Task details:
Begin with the line holding "Clone this chart in seaborn and matplotlib.", end with the line holding "import numpy as np", and repeat every line in between exactly, without pictures.

==================================================

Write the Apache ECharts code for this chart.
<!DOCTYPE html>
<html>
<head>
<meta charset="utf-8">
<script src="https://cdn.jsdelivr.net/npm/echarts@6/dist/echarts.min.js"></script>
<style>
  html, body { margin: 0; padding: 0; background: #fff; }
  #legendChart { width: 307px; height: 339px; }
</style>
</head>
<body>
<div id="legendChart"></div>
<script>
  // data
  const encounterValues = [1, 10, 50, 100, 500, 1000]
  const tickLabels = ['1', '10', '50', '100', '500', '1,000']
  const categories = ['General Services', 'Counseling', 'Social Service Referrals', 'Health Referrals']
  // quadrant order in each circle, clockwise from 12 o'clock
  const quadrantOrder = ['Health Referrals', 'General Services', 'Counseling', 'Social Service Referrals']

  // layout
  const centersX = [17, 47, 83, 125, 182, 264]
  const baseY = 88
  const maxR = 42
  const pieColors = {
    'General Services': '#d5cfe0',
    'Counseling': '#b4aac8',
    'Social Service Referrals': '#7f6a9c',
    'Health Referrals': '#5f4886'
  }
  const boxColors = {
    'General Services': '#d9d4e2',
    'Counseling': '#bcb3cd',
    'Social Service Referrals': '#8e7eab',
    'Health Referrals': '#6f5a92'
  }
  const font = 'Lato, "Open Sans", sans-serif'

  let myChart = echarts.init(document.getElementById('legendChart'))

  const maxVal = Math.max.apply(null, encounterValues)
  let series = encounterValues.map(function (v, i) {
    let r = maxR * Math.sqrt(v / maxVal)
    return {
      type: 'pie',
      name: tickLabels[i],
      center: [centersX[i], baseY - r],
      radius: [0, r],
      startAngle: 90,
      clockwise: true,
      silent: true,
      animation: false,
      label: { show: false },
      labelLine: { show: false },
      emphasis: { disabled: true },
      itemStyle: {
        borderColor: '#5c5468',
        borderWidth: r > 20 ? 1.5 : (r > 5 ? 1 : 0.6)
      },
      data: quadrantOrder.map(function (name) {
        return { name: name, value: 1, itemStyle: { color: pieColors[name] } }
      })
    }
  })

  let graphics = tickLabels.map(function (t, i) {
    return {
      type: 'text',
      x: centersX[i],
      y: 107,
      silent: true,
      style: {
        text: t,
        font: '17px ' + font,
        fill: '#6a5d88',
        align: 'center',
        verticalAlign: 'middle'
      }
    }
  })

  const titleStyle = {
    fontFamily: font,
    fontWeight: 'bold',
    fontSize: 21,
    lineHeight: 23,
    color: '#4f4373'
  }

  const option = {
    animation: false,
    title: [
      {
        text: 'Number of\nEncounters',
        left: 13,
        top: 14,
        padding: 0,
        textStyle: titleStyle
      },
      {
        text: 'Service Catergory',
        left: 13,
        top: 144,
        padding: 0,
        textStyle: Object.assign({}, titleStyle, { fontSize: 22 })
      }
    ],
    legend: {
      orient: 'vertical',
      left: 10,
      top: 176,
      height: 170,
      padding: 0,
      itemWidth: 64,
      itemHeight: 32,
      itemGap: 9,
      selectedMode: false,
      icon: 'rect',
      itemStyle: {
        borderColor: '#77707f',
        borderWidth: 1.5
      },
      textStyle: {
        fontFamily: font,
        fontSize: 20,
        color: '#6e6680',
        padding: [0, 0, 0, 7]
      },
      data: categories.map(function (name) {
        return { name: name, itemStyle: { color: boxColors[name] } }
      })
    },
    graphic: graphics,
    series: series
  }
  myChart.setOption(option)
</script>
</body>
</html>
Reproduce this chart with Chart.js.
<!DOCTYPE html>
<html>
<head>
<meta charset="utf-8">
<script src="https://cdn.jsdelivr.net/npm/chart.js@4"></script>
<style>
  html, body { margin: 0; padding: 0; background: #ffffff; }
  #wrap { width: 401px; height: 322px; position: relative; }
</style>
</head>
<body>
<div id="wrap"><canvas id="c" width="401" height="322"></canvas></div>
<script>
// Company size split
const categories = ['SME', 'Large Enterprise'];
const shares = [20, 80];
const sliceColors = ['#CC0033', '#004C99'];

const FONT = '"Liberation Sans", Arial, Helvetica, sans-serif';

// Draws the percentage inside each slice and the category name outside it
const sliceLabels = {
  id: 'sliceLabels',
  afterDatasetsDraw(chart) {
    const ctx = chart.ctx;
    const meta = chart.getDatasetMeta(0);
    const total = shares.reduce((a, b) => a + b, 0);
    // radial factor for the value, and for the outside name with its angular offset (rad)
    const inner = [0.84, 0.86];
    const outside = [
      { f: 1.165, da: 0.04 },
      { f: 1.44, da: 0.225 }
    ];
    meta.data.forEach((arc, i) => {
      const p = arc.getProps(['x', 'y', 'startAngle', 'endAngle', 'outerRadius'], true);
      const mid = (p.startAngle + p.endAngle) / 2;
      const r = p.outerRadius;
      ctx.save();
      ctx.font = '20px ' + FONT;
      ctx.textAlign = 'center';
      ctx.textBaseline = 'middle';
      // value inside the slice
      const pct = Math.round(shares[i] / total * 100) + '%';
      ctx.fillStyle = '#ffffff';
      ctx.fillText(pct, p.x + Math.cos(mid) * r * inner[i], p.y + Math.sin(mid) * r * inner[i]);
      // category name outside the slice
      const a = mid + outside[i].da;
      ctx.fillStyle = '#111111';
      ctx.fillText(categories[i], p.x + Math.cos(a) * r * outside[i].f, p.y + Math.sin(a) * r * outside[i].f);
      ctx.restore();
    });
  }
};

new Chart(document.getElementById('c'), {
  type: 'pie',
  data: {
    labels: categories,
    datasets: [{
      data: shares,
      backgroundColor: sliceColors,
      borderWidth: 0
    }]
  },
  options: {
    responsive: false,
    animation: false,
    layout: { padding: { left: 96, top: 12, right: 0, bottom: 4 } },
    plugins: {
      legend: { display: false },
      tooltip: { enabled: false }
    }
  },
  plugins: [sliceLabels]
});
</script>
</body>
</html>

==================================================

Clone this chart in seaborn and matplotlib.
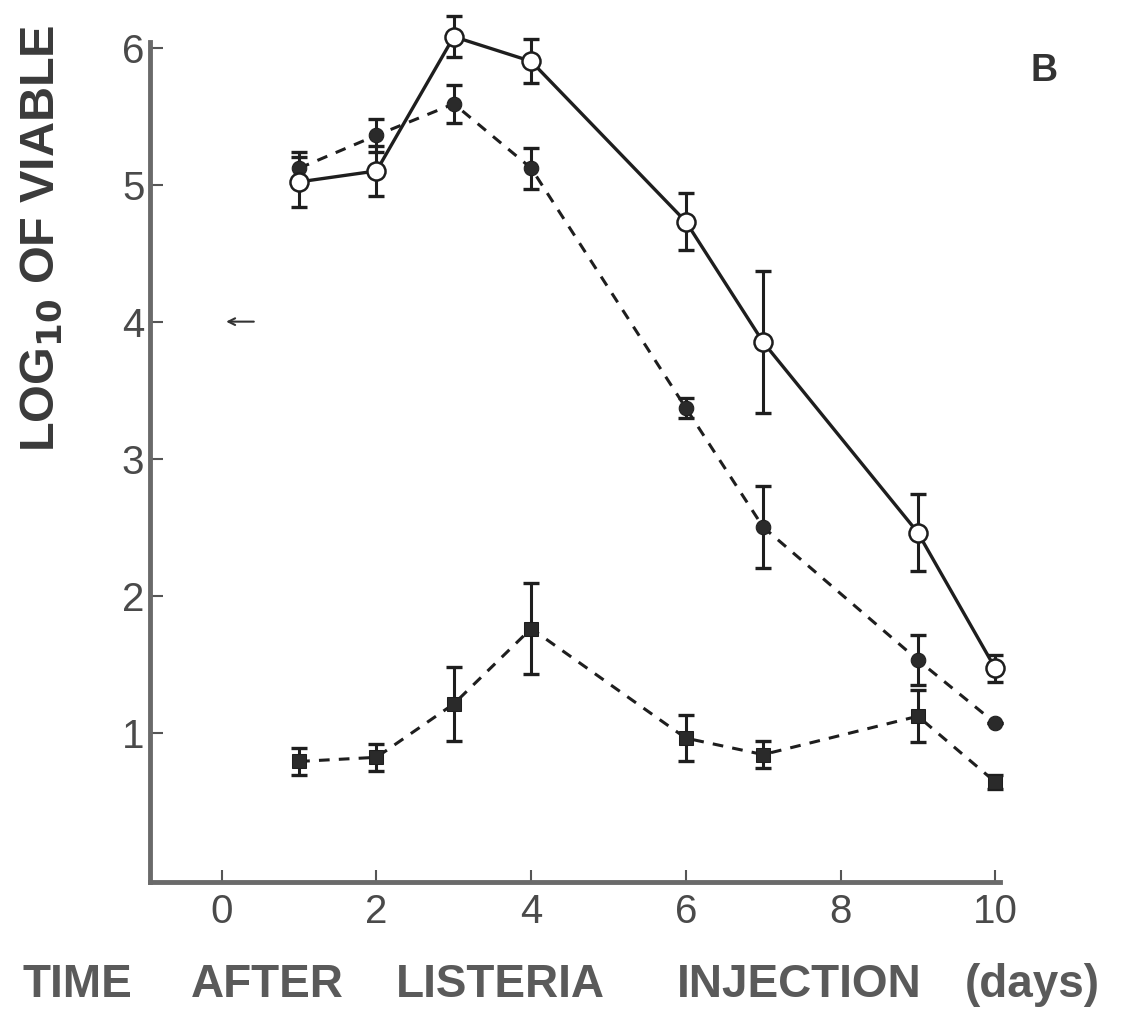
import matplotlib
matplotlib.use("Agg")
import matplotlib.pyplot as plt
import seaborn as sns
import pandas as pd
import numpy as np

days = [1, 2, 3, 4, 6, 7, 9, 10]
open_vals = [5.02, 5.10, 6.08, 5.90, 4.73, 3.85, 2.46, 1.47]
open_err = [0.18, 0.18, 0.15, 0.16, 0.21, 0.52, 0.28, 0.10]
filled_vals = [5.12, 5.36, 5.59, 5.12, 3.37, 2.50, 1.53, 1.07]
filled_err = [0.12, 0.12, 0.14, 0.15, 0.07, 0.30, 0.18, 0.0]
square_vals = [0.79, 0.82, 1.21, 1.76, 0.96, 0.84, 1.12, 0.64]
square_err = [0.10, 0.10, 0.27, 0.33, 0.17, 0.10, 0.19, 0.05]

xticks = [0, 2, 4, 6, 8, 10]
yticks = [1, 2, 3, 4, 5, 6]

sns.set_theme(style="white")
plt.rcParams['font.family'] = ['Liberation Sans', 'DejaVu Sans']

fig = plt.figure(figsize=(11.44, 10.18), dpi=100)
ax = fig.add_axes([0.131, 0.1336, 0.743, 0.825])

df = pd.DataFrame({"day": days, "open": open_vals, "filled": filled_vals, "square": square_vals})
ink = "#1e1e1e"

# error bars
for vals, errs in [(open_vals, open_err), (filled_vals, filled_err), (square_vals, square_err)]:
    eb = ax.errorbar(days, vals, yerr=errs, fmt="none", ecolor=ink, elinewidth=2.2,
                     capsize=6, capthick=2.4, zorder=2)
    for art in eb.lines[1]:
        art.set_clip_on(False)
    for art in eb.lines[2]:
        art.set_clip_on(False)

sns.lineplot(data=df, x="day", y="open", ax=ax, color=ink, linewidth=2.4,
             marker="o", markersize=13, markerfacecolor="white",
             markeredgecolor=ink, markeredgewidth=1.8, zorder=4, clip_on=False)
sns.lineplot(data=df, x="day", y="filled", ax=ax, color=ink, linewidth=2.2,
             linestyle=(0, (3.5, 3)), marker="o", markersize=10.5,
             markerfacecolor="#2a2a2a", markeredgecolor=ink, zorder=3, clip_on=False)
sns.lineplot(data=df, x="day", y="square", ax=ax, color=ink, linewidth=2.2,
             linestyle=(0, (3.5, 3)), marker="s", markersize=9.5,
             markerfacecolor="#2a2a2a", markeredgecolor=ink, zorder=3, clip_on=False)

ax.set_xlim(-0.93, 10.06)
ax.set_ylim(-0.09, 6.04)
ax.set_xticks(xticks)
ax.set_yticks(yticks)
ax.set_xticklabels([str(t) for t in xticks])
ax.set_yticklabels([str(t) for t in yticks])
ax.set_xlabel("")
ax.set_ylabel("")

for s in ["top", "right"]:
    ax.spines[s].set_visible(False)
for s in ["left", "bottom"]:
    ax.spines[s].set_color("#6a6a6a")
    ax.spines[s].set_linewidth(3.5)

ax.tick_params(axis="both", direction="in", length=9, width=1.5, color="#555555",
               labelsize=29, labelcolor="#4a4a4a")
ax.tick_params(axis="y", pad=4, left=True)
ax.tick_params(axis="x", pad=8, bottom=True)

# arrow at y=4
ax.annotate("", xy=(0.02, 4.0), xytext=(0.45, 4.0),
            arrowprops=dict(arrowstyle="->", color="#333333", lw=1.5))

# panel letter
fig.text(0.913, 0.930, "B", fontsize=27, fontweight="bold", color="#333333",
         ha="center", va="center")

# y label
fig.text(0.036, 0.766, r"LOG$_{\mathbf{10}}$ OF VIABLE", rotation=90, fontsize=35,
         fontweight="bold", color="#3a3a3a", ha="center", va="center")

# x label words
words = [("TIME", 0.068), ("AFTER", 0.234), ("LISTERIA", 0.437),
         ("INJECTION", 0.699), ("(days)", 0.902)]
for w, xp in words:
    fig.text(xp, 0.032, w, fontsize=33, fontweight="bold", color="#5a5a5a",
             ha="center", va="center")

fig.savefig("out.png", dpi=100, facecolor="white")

==================================================

Response to the task:
Clone this chart in seaborn and matplotlib.
import matplotlib
matplotlib.use("Agg")
import matplotlib.pyplot as plt
import seaborn as sns
import pandas as pd
import numpy as np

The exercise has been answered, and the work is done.